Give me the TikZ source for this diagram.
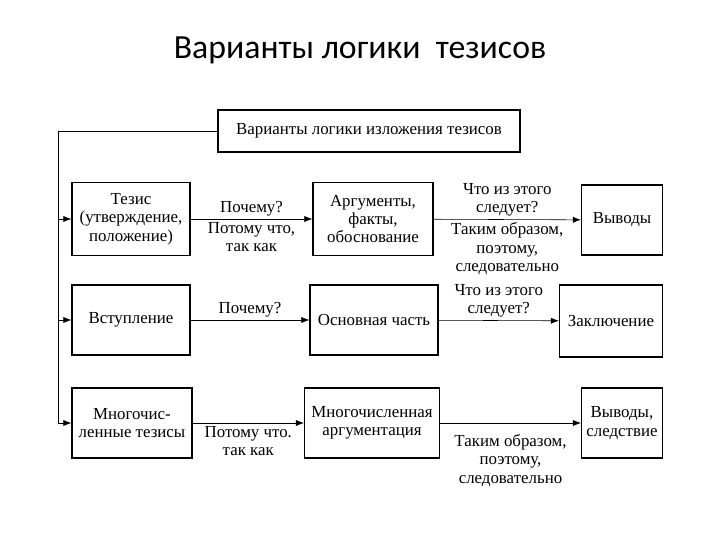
\documentclass[tikz,border=0pt]{standalone}
\usepackage{fontspec}
\setmainfont{Liberation Serif}
\newfontfamily\titlefont{Carlito}
\usetikzlibrary{arrows.meta}
\tikzset{
  box/.style={draw, thick, align=center, inner sep=2pt, font=\fontsize{12}{13}\selectfont},
  lbl/.style={align=center, inner sep=2pt, font=\fontsize{12}{13}\selectfont},
  arr/.style={-{Latex[length=2mm]}, thin}
}
\begin{document}
\begin{tikzpicture}[x=0.025cm, y=-0.025cm]
\useasboundingbox (0,0) rectangle (720,540);

% Title
\node[font=\titlefont\fontsize{24}{28}\selectfont] (title) at (360,50) {Варианты логики\ \ тезисов};

% Top box
\node[box, minimum width=302*0.025cm, minimum height=42*0.025cm] (top) at (369,131) {Варианты логики изложения тезисов};

% Row 1
\node[box, minimum width=118*0.025cm, minimum height=73*0.025cm] (tez) at (131,219) {Тезис\\(утверждение,\\положение)};
\node[box, minimum width=120*0.025cm, minimum height=73*0.025cm] (arg) at (373,219) {Аргументы,\\факты,\\обоснование};
\node[box, minimum width=81*0.025cm, minimum height=70*0.025cm] (vyv) at (622,220) {Выводы};
\draw[arr] (tez) -- (arg)
  node[lbl, midway, above] {Почему?}
  node[lbl, midway, below] {Потому что,\\так как};
\draw[arr] (arg) -- (vyv)
  node[lbl, midway, above] {Что из этого\\следует?}
  node[lbl, midway, below] {Таким образом,\\поэтому,\\следовательно};

% Row 2
\node[box, minimum width=118*0.025cm, minimum height=70*0.025cm] (vst) at (131,320) {Вступление};
\node[box, minimum width=128*0.025cm, minimum height=70*0.025cm] (osn) at (374,320) {Основная часть};
\node[box, minimum width=103*0.025cm, minimum height=72*0.025cm] (zak) at (611,321) {Заключение};
\draw[arr] (vst) -- (osn) node[lbl, midway, above] {Почему?};
\draw[arr] (osn) -- (zak) node[lbl, midway, above] {Что из этого\\следует?};

% Row 3
\node[box, minimum width=120*0.025cm, minimum height=70*0.025cm] (mtez) at (132,423) {Многочис-\\ленные тезисы};
\node[box, minimum width=135*0.025cm, minimum height=70*0.025cm] (marg) at (372,423) {Многочисленная\\аргументация};
\node[box, minimum width=81*0.025cm, minimum height=70*0.025cm] (vsl) at (622,423) {Выводы,\\следствие};
\draw[arr] (mtez) -- (marg) node[lbl, midway, below] {Потому что.\\так как};
\draw[arr] (marg) -- (vsl) node[lbl, midway, below=6pt] {Таким образом,\\поэтому,\\следовательно};

% Left feed line
\coordinate (c0) at (58,131);
\coordinate (c3) at (58,423);
\draw[thin] (top.west) -- (c0) -- (c3);
\draw[arr] (c0 |- tez) -- (tez);
\draw[arr] (c0 |- vst) -- (vst);
\draw[arr] (c3) -- (mtez);
\end{tikzpicture}
\end{document}
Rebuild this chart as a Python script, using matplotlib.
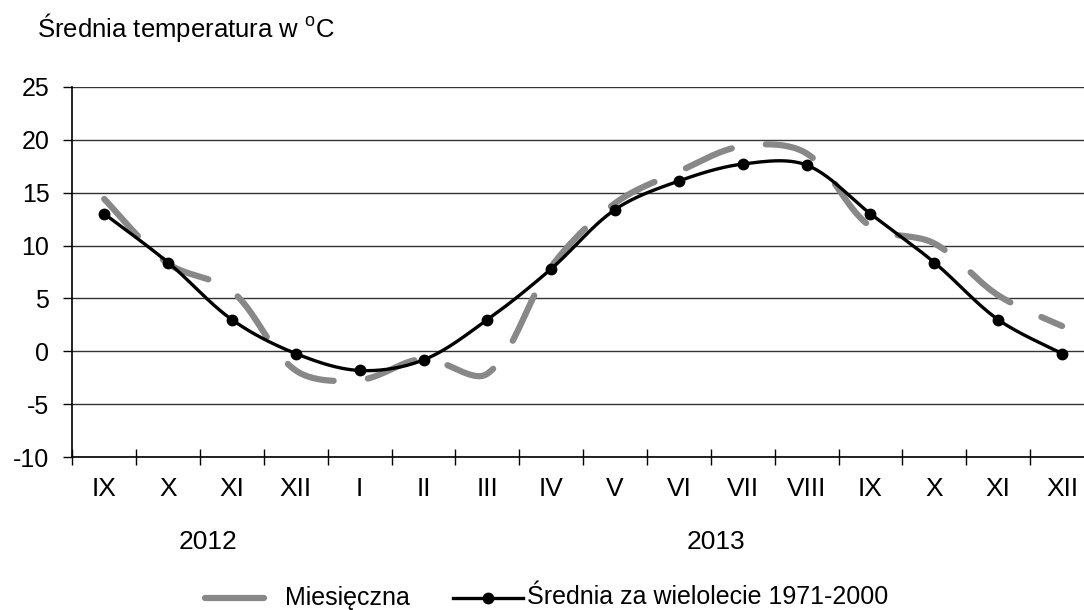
import numpy as np
import matplotlib
matplotlib.use("Agg")
import matplotlib.pyplot as plt
from matplotlib.lines import Line2D

plt.rcParams['font.family'] = ['Liberation Sans', 'DejaVu Sans']
plt.rcParams['mathtext.fontset'] = 'custom'
plt.rcParams['mathtext.rm'] = 'Liberation Sans'
plt.rcParams['axes.unicode_minus'] = False

months = ["IX", "X", "XI", "XII", "I", "II", "III", "IV", "V", "VI",
          "VII", "VIII", "IX", "X", "XI", "XII"]
monthly = [14.4, 8.3, 5.7, -1.8, -2.7, -0.7, -2.1, 8.0, 14.0, 17.0,
           19.4, 18.7, 11.8, 10.2, 5.3, 2.4]
normal = [13.0, 8.4, 3.0, -0.2, -1.8, -0.8, 3.0, 7.8, 13.4, 16.1,
          17.7, 17.6, 13.0, 8.4, 3.0, -0.2]
years = ["2012", "2013"]
y_ticks = [-10, -5, 0, 5, 10, 15, 20, 25]

FIG_W, FIG_H = 1084, 610
AX_BOX = [0.0667, 0.2503, 0.9425, 0.6075]
FS = 18


def smooth(x, y, sx, sy, n=40):
    """Smoothed line through the points: Bezier segments with
    chord-length weighted Catmull-Rom tangents (computed in pixel space)."""
    P = np.column_stack([np.asarray(x, float) * sx, np.asarray(y, float) * sy])
    m = len(P)
    d = np.hypot(*(P[1:] - P[:-1]).T)
    out = []
    for i in range(m - 1):
        p1, p2 = P[i], P[i + 1]
        if i > 0:
            c1 = p1 + (p2 - P[i - 1]) * d[i] / (d[i - 1] + d[i]) / 3.0
        else:
            c1 = p1 + (p2 - p1) / 3.0 * 0.5
        if i + 2 < m:
            c2 = p2 - (P[i + 2] - p1) * d[i] / (d[i] + d[i + 1]) / 3.0
        else:
            c2 = p2 - (p2 - p1) / 3.0 * 0.5
        t = np.linspace(0, 1, n, endpoint=(i == m - 2))[:, None]
        seg = ((1 - t) ** 3) * p1 + 3 * ((1 - t) ** 2) * t * c1 \
            + 3 * (1 - t) * t ** 2 * c2 + t ** 3 * p2
        out.append(seg)
    out = np.vstack(out)
    return out[:, 0] / sx, out[:, 1] / sy


fig = plt.figure(figsize=(FIG_W / 100, FIG_H / 100), dpi=100)
ax = fig.add_axes(AX_BOX)

n = len(months)
xc = np.arange(n) + 0.5
ymin, ymax = -10, 25
px_x = AX_BOX[2] * FIG_W / n
px_y = AX_BOX[3] * FIG_H / (ymax - ymin)

gx, gy = smooth(xc, monthly, px_x, px_y)
ax.plot(gx, gy, color='#888888', lw=4.5, dashes=(8, 5.5),
        dash_capstyle='round', solid_capstyle='round', zorder=3)
bx, by = smooth(xc, normal, px_x, px_y)
ax.plot(bx, by, color='black', lw=2.4, zorder=4)
ax.plot(xc, normal, 'o', color='black', ms=7.5, zorder=5)

ax.set_xlim(0, n)
ax.set_ylim(ymin, ymax)
ax.set_yticks(y_ticks)
ax.yaxis.grid(True, color='#333333', lw=1.0)
ax.set_axisbelow(True)

for s in ['top', 'right']:
    ax.spines[s].set_visible(False)
for s in ['left', 'bottom']:
    ax.spines[s].set_linewidth(1.2)
    ax.spines[s].set_color('black')

ax.set_xticks(np.arange(0, n + 1))
ax.set_xticklabels([])
ax.set_xticks(xc, minor=True)
ax.set_xticklabels(months, minor=True, fontsize=FS + 1)
ax.tick_params(axis='x', which='major', direction='inout', length=12, width=1.0)
ax.tick_params(axis='x', which='minor', length=0, pad=14)
ax.tick_params(axis='y', direction='out', length=6.5, width=1.0, labelsize=FS, pad=10)

fig.text(37 / FIG_W, 1 - 37 / FIG_H, r'Średnia temperatura w $^{\mathrm{o}}$C',
         fontsize=FS + 0.5, ha='left', va='baseline')

fig.text(208 / FIG_W, 1 - 542 / FIG_H, years[0], fontsize=FS + 1, ha='center', va='center')
fig.text(716 / FIG_W, 1 - 542 / FIG_H, years[1], fontsize=FS + 1, ha='center', va='center')

# legend
ly = 1 - 597.5 / FIG_H
fig.add_artist(Line2D([205 / FIG_W, 264 / FIG_W], [ly, ly], color='#888888', lw=4.5,
                      solid_capstyle='round', transform=fig.transFigure))
fig.text(285 / FIG_W, ly, 'Miesięczna', fontsize=FS, ha='left', va='center')
fig.add_artist(Line2D([453 / FIG_W, 523 / FIG_W], [ly, ly], color='black', lw=2.4,
                      transform=fig.transFigure))
fig.add_artist(Line2D([488 / FIG_W], [ly], color='black', marker='o', ms=7.5,
                      transform=fig.transFigure))
fig.text(527 / FIG_W, ly, 'Średnia za wielolecie 1971-2000', fontsize=FS,
         ha='left', va='center')

fig.savefig('out.png', dpi=100)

**Task requirements**
Please extract exactly the lines of the data, from the first through the line containing "minimum width=302*0.025cm, minimum", and add no pictures to the copy.

**Reply**
Give me the TikZ source for this diagram.
\documentclass[tikz,border=0pt]{standalone}
\usepackage{fontspec}
\setmainfont{Liberation Serif}
\newfontfamily\titlefont{Carlito}
\usetikzlibrary{arrows.meta}
\tikzset{
  box/.style={draw, thick, align=center, inner sep=2pt, font=\fontsize{12}{13}\selectfont},
  lbl/.style={align=center, inner sep=2pt, font=\fontsize{12}{13}\selectfont},
  arr/.style={-{Latex[length=2mm]}, thin}
}
\begin{document}
\begin{tikzpicture}[x=0.025cm, y=-0.025cm]
\useasboundingbox (0,0) rectangle (720,540);

% Title
\node[font=\titlefont\fontsize{24}{28}\selectfont] (title) at (360,50) {Варианты логики\ \ тезисов};

% Top box
\node[box, minimum width=302*0.025cm, minimum height=42*0.025cm] (top) at (369,131) {Варианты логики изложения тезисов};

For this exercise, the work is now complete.